MATERIAL PROVIDED ->
******

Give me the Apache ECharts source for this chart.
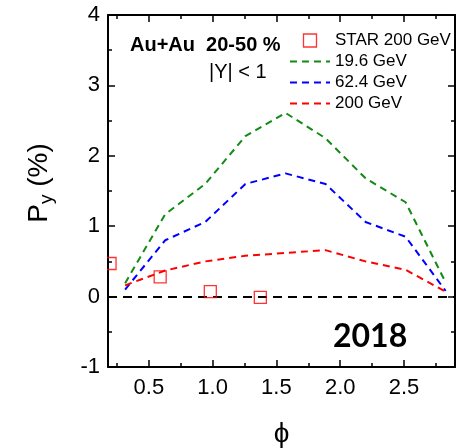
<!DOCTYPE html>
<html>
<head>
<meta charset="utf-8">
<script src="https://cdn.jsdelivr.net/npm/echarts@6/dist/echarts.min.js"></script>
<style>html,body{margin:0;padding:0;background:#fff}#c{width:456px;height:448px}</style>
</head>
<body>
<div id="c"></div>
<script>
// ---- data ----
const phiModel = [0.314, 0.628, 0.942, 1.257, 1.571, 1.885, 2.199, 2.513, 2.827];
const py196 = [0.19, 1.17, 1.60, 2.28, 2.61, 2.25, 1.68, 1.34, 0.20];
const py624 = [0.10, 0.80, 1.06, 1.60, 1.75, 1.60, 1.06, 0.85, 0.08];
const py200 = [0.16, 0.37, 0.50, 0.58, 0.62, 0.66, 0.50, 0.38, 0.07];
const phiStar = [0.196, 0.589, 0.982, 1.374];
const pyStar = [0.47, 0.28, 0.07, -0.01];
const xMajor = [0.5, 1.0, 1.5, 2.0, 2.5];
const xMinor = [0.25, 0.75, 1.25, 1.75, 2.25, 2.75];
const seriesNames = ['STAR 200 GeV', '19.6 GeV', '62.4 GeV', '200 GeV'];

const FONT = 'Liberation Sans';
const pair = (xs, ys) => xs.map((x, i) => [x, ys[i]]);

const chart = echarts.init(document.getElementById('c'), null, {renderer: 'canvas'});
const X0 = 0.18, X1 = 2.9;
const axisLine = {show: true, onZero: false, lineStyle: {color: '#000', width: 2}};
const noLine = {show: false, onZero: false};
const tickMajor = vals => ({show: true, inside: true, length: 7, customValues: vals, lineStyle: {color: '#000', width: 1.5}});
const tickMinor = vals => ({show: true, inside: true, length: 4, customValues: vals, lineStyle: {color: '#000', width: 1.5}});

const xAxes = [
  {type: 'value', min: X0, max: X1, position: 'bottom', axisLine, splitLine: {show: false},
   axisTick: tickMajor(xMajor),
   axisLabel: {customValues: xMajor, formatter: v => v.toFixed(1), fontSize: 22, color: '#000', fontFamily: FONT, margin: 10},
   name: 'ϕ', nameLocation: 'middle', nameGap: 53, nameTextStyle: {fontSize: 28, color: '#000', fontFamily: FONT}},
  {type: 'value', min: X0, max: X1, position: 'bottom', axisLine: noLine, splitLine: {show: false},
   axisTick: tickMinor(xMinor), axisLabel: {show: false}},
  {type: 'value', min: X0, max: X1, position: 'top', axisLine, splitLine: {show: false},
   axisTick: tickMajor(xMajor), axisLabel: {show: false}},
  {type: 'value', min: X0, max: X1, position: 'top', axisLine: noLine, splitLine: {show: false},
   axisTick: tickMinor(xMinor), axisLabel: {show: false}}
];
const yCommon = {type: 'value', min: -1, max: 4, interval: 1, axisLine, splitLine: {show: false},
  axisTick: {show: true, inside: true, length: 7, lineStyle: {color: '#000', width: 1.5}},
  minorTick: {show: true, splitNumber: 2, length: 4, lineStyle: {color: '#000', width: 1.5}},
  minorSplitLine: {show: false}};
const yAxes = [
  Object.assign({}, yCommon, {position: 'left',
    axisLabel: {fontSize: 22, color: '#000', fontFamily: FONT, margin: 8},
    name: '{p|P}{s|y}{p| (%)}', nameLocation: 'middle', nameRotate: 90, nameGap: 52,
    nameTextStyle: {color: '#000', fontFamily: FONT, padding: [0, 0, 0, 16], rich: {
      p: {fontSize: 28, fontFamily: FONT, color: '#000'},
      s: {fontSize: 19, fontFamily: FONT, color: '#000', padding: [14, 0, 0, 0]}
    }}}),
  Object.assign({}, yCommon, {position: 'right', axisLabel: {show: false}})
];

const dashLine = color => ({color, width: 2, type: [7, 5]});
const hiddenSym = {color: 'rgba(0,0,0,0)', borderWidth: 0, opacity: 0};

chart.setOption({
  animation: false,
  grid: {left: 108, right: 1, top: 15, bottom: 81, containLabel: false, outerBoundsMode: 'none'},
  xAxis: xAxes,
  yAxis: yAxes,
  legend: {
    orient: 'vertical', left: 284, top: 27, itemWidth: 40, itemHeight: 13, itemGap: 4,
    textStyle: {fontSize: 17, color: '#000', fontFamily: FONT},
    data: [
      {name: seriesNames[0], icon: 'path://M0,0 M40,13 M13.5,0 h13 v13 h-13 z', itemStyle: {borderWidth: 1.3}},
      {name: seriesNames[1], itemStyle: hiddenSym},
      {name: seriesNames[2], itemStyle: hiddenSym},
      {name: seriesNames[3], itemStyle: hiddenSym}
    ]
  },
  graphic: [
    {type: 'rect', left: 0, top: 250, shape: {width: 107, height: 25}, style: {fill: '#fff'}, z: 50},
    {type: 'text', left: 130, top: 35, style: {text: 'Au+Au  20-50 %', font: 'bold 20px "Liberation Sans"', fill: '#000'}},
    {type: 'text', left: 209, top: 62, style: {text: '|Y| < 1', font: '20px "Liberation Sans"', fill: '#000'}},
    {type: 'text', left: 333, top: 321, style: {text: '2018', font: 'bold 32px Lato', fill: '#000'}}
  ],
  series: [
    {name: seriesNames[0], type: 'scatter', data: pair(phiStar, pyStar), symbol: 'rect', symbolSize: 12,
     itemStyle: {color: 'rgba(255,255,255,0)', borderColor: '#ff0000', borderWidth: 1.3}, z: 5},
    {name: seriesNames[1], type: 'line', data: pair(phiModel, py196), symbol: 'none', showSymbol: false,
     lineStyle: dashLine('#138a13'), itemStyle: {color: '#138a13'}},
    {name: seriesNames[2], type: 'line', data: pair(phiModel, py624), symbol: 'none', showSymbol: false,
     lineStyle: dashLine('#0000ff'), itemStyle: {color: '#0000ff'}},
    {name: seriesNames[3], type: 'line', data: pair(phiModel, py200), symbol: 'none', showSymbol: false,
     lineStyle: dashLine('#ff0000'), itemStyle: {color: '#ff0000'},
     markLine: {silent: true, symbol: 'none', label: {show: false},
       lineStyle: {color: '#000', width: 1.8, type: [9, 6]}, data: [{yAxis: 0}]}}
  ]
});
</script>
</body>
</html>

******

Return the material exactly as given, apart from the pictures.

Give me the Apache ECharts source for this chart.
<!DOCTYPE html>
<html>
<head>
<meta charset="utf-8">
<script src="https://cdn.jsdelivr.net/npm/echarts@6/dist/echarts.min.js"></script>
<style>html,body{margin:0;padding:0;background:#fff}#c{width:456px;height:448px}</style>
</head>
<body>
<div id="c"></div>
<script>
// ---- data ----
const phiModel = [0.314, 0.628, 0.942, 1.257, 1.571, 1.885, 2.199, 2.513, 2.827];
const py196 = [0.19, 1.17, 1.60, 2.28, 2.61, 2.25, 1.68, 1.34, 0.20];
const py624 = [0.10, 0.80, 1.06, 1.60, 1.75, 1.60, 1.06, 0.85, 0.08];
const py200 = [0.16, 0.37, 0.50, 0.58, 0.62, 0.66, 0.50, 0.38, 0.07];
const phiStar = [0.196, 0.589, 0.982, 1.374];
const pyStar = [0.47, 0.28, 0.07, -0.01];
const xMajor = [0.5, 1.0, 1.5, 2.0, 2.5];
const xMinor = [0.25, 0.75, 1.25, 1.75, 2.25, 2.75];
const seriesNames = ['STAR 200 GeV', '19.6 GeV', '62.4 GeV', '200 GeV'];

const FONT = 'Liberation Sans';
const pair = (xs, ys) => xs.map((x, i) => [x, ys[i]]);

const chart = echarts.init(document.getElementById('c'), null, {renderer: 'canvas'});
const X0 = 0.18, X1 = 2.9;
const axisLine = {show: true, onZero: false, lineStyle: {color: '#000', width: 2}};
const noLine = {show: false, onZero: false};
const tickMajor = vals => ({show: true, inside: true, length: 7, customValues: vals, lineStyle: {color: '#000', width: 1.5}});
const tickMinor = vals => ({show: true, inside: true, length: 4, customValues: vals, lineStyle: {color: '#000', width: 1.5}});

const xAxes = [
  {type: 'value', min: X0, max: X1, position: 'bottom', axisLine, splitLine: {show: false},
   axisTick: tickMajor(xMajor),
   axisLabel: {customValues: xMajor, formatter: v => v.toFixed(1), fontSize: 22, color: '#000', fontFamily: FONT, margin: 10},
   name: 'ϕ', nameLocation: 'middle', nameGap: 53, nameTextStyle: {fontSize: 28, color: '#000', fontFamily: FONT}},
  {type: 'value', min: X0, max: X1, position: 'bottom', axisLine: noLine, splitLine: {show: false},
   axisTick: tickMinor(xMinor), axisLabel: {show: false}},
  {type: 'value', min: X0, max: X1, position: 'top', axisLine, splitLine: {show: false},
   axisTick: tickMajor(xMajor), axisLabel: {show: false}},
  {type: 'value', min: X0, max: X1, position: 'top', axisLine: noLine, splitLine: {show: false},
   axisTick: tickMinor(xMinor), axisLabel: {show: false}}
];
const yCommon = {type: 'value', min: -1, max: 4, interval: 1, axisLine, splitLine: {show: false},
  axisTick: {show: true, inside: true, length: 7, lineStyle: {color: '#000', width: 1.5}},
  minorTick: {show: true, splitNumber: 2, length: 4, lineStyle: {color: '#000', width: 1.5}},
  minorSplitLine: {show: false}};
const yAxes = [
  Object.assign({}, yCommon, {position: 'left',
    axisLabel: {fontSize: 22, color: '#000', fontFamily: FONT, margin: 8},
    name: '{p|P}{s|y}{p| (%)}', nameLocation: 'middle', nameRotate: 90, nameGap: 52,
    nameTextStyle: {color: '#000', fontFamily: FONT, padding: [0, 0, 0, 16], rich: {
      p: {fontSize: 28, fontFamily: FONT, color: '#000'},
      s: {fontSize: 19, fontFamily: FONT, color: '#000', padding: [14, 0, 0, 0]}
    }}}),
  Object.assign({}, yCommon, {position: 'right', axisLabel: {show: false}})
];

const dashLine = color => ({color, width: 2, type: [7, 5]});
const hiddenSym = {color: 'rgba(0,0,0,0)', borderWidth: 0, opacity: 0};

chart.setOption({
  animation: false,
  grid: {left: 108, right: 1, top: 15, bottom: 81, containLabel: false, outerBoundsMode: 'none'},
  xAxis: xAxes,
  yAxis: yAxes,
  legend: {
    orient: 'vertical', left: 284, top: 27, itemWidth: 40, itemHeight: 13, itemGap: 4,
    textStyle: {fontSize: 17, color: '#000', fontFamily: FONT},
    data: [
      {name: seriesNames[0], icon: 'path://M0,0 M40,13 M13.5,0 h13 v13 h-13 z', itemStyle: {borderWidth: 1.3}},
      {name: seriesNames[1], itemStyle: hiddenSym},
      {name: seriesNames[2], itemStyle: hiddenSym},
      {name: seriesNames[3], itemStyle: hiddenSym}
    ]
  },
  graphic: [
    {type: 'rect', left: 0, top: 250, shape: {width: 107, height: 25}, style: {fill: '#fff'}, z: 50},
    {type: 'text', left: 130, top: 35, style: {text: 'Au+Au  20-50 %', font: 'bold 20px "Liberation Sans"', fill: '#000'}},
    {type: 'text', left: 209, top: 62, style: {text: '|Y| < 1', font: '20px "Liberation Sans"', fill: '#000'}},
    {type: 'text', left: 333, top: 321, style: {text: '2018', font: 'bold 32px Lato', fill: '#000'}}
  ],
  series: [
    {name: seriesNames[0], type: 'scatter', data: pair(phiStar, pyStar), symbol: 'rect', symbolSize: 12,
     itemStyle: {color: 'rgba(255,255,255,0)', borderColor: '#ff0000', borderWidth: 1.3}, z: 5},
    {name: seriesNames[1], type: 'line', data: pair(phiModel, py196), symbol: 'none', showSymbol: false,
     lineStyle: dashLine('#138a13'), itemStyle: {color: '#138a13'}},
    {name: seriesNames[2], type: 'line', data: pair(phiModel, py624), symbol: 'none', showSymbol: false,
     lineStyle: dashLine('#0000ff'), itemStyle: {color: '#0000ff'}},
    {name: seriesNames[3], type: 'line', data: pair(phiModel, py200), symbol: 'none', showSymbol: false,
     lineStyle: dashLine('#ff0000'), itemStyle: {color: '#ff0000'},
     markLine: {silent: true, symbol: 'none', label: {show: false},
       lineStyle: {color: '#000', width: 1.8, type: [9, 6]}, data: [{yAxis: 0}]}}
  ]
});
</script>
</body>
</html>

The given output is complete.